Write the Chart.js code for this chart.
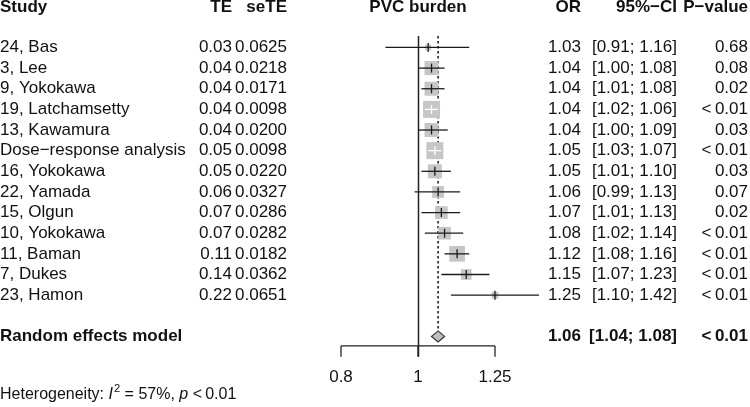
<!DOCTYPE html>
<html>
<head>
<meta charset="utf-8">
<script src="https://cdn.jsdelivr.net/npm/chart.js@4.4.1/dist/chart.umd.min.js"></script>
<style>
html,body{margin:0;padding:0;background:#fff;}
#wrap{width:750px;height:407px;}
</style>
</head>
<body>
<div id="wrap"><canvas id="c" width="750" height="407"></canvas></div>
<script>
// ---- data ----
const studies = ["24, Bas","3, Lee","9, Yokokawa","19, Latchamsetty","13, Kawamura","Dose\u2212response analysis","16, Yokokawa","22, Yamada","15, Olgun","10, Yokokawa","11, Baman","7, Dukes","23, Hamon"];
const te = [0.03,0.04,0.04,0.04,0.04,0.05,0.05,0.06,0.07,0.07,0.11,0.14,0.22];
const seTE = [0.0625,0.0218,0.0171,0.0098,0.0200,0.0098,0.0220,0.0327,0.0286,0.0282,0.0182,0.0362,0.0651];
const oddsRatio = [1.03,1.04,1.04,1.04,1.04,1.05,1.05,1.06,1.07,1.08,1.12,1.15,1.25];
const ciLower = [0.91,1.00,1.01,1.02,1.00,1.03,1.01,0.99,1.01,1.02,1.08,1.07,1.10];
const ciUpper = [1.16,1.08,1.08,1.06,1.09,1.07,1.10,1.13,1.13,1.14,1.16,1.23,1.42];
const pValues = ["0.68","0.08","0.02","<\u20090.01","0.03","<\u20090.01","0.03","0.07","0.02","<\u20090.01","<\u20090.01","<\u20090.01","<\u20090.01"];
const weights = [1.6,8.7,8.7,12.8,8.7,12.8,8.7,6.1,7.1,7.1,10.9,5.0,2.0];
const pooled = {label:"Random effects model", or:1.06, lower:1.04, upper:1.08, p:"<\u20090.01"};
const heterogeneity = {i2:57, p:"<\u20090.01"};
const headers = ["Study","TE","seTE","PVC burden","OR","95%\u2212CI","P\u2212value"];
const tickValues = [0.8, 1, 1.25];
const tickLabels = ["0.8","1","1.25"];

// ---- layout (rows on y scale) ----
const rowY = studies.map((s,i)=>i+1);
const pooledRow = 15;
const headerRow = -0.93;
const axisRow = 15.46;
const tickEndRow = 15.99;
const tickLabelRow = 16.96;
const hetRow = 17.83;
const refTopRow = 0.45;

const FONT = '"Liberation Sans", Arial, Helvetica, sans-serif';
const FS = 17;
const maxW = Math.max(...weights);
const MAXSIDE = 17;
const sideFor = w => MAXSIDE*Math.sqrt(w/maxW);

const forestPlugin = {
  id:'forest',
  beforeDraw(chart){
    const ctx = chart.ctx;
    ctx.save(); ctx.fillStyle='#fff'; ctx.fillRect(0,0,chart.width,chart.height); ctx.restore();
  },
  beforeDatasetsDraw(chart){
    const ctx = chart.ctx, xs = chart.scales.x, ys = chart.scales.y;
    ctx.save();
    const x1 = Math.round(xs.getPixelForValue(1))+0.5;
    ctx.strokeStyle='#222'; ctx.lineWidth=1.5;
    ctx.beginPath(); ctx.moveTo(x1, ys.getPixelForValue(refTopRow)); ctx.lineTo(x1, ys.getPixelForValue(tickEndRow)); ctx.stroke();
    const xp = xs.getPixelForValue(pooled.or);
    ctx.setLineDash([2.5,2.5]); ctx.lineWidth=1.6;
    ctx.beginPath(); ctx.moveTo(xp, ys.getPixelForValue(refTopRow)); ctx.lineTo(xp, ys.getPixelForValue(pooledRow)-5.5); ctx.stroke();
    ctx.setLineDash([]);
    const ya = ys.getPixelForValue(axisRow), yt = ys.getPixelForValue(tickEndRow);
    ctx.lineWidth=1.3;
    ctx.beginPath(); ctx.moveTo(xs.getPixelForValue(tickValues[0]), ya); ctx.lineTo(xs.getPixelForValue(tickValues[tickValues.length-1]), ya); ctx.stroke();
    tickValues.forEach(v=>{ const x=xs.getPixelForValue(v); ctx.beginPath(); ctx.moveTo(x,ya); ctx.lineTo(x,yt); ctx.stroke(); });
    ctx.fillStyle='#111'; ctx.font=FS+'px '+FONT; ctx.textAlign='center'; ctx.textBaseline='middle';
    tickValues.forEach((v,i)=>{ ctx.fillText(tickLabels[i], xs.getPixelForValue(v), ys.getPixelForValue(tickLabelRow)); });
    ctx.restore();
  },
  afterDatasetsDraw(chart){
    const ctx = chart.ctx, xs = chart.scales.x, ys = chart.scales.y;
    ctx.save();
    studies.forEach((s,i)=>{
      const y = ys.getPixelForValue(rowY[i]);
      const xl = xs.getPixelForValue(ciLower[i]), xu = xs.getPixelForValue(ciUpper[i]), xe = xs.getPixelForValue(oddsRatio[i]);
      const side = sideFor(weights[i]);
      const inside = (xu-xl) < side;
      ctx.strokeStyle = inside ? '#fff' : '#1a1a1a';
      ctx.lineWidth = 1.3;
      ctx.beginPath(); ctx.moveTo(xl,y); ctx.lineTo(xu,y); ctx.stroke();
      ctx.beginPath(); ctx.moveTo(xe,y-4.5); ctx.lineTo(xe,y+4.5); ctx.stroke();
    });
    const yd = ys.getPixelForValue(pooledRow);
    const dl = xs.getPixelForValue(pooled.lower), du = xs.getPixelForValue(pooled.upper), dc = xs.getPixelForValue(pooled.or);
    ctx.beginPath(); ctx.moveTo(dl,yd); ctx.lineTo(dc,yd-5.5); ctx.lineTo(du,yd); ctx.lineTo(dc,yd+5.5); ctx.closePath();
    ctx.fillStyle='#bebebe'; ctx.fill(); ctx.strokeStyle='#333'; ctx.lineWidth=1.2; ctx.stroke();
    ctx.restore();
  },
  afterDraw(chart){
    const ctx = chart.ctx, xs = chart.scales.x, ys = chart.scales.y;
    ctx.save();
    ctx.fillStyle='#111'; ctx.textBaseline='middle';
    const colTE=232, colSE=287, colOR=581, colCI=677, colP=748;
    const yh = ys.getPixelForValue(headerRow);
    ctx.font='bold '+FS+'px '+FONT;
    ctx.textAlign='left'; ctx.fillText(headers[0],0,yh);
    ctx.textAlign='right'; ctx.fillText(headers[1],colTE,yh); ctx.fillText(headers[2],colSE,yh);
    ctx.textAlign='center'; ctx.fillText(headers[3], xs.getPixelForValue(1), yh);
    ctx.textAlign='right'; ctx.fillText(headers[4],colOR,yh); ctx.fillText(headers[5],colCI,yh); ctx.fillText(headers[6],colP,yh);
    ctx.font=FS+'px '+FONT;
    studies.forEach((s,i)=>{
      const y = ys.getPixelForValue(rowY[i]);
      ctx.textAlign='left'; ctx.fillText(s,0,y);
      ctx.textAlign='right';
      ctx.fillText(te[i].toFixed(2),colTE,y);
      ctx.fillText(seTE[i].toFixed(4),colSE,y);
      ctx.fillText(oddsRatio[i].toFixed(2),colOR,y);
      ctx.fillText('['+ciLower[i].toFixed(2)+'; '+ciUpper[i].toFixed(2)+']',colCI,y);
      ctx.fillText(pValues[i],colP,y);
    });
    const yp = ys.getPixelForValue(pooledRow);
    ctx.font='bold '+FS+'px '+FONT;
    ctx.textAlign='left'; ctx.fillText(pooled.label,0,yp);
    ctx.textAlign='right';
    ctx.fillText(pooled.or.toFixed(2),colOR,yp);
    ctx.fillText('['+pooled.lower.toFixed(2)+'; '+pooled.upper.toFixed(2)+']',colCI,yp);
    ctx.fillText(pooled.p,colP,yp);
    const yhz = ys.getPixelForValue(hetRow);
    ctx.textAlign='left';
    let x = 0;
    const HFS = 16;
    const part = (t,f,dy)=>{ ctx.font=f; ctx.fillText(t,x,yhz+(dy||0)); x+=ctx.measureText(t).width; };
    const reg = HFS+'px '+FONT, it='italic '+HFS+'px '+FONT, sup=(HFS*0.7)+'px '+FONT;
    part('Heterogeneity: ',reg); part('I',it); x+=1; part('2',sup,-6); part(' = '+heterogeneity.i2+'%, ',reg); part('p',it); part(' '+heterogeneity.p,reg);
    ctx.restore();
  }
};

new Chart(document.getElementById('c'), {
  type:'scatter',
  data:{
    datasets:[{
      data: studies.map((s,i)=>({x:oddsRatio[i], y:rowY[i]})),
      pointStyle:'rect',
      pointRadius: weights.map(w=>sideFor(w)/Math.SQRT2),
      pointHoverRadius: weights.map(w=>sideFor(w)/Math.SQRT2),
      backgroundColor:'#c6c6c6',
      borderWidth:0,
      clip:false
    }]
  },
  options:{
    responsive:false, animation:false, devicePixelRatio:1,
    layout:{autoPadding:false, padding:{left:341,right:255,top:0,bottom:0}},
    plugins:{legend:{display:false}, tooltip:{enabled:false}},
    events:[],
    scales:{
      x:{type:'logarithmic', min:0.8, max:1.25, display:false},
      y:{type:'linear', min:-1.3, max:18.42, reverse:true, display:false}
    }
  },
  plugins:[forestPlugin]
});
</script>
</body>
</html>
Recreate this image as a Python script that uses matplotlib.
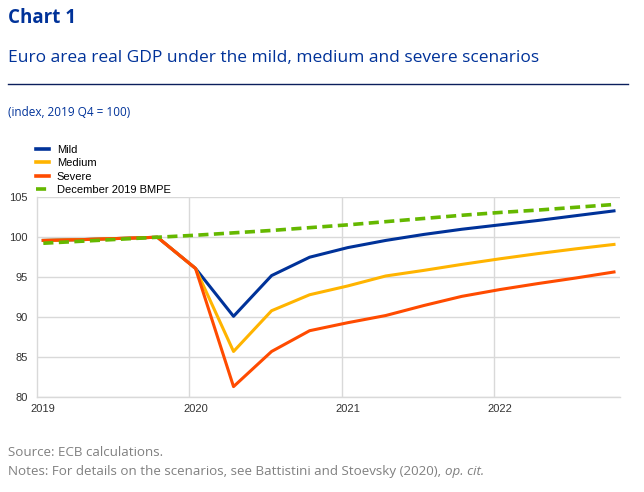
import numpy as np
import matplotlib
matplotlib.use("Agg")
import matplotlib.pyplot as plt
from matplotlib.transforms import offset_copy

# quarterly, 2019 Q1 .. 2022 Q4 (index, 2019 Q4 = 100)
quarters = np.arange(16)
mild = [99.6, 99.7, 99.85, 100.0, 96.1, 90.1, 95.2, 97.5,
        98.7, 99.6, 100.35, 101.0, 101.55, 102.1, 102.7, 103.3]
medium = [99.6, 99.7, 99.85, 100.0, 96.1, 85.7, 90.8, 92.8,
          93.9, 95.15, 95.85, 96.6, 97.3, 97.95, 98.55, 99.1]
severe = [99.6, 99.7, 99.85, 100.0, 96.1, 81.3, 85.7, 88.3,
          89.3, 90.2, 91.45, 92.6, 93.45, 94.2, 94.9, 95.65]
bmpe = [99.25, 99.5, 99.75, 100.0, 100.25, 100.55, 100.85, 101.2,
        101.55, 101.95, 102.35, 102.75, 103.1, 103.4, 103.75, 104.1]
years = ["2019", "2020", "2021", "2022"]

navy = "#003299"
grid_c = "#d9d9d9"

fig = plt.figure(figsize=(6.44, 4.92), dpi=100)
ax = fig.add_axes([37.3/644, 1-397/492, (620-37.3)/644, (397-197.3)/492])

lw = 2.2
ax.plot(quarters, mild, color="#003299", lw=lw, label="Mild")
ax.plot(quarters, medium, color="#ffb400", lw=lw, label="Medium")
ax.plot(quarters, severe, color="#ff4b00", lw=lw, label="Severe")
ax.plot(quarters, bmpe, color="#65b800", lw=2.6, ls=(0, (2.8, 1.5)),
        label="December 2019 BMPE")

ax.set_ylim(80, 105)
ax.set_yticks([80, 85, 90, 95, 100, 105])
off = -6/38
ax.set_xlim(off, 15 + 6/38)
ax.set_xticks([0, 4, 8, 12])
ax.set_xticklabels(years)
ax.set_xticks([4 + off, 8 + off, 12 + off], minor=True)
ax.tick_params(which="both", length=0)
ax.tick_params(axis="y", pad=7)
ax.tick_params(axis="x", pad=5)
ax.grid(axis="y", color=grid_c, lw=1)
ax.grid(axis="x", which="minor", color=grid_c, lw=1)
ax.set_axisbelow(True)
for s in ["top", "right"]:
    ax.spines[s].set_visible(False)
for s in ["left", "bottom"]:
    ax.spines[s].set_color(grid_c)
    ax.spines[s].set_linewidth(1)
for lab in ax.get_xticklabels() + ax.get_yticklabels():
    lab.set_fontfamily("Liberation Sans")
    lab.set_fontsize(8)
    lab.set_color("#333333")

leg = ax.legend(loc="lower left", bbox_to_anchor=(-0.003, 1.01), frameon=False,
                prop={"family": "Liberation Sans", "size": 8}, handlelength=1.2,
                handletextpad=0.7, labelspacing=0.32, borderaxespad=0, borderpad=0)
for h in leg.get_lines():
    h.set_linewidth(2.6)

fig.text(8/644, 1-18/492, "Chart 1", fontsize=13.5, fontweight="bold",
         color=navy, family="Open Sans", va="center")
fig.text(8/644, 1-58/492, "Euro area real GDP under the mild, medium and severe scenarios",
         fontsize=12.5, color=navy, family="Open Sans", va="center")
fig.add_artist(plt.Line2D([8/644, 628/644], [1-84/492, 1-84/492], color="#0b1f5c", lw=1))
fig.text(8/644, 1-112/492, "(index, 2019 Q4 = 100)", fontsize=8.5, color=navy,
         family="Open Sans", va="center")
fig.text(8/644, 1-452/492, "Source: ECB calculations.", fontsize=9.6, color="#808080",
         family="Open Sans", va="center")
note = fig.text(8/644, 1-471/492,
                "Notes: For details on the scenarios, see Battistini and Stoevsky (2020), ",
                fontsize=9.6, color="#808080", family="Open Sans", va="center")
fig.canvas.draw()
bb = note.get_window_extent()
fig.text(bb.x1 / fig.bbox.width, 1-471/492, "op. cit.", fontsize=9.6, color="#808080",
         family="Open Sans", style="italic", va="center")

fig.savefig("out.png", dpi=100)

YOUR OBJECTIVE:
Leave the pictures out, then copy word for word only the lines from the one containing "Recreate this image" through the one containing "1-397/492, (620-37.3)/644, (397-197.3)/492])", both included.

EXPECTED OUTPUT:
Recreate this image as a Python script that uses matplotlib.
import numpy as np
import matplotlib
matplotlib.use("Agg")
import matplotlib.pyplot as plt
from matplotlib.transforms import offset_copy

# quarterly, 2019 Q1 .. 2022 Q4 (index, 2019 Q4 = 100)
quarters = np.arange(16)
mild = [99.6, 99.7, 99.85, 100.0, 96.1, 90.1, 95.2, 97.5,
        98.7, 99.6, 100.35, 101.0, 101.55, 102.1, 102.7, 103.3]
medium = [99.6, 99.7, 99.85, 100.0, 96.1, 85.7, 90.8, 92.8,
          93.9, 95.15, 95.85, 96.6, 97.3, 97.95, 98.55, 99.1]
severe = [99.6, 99.7, 99.85, 100.0, 96.1, 81.3, 85.7, 88.3,
          89.3, 90.2, 91.45, 92.6, 93.45, 94.2, 94.9, 95.65]
bmpe = [99.25, 99.5, 99.75, 100.0, 100.25, 100.55, 100.85, 101.2,
        101.55, 101.95, 102.35, 102.75, 103.1, 103.4, 103.75, 104.1]
years = ["2019", "2020", "2021", "2022"]

navy = "#003299"
grid_c = "#d9d9d9"

fig = plt.figure(figsize=(6.44, 4.92), dpi=100)
ax = fig.add_axes([37.3/644, 1-397/492, (620-37.3)/644, (397-197.3)/492])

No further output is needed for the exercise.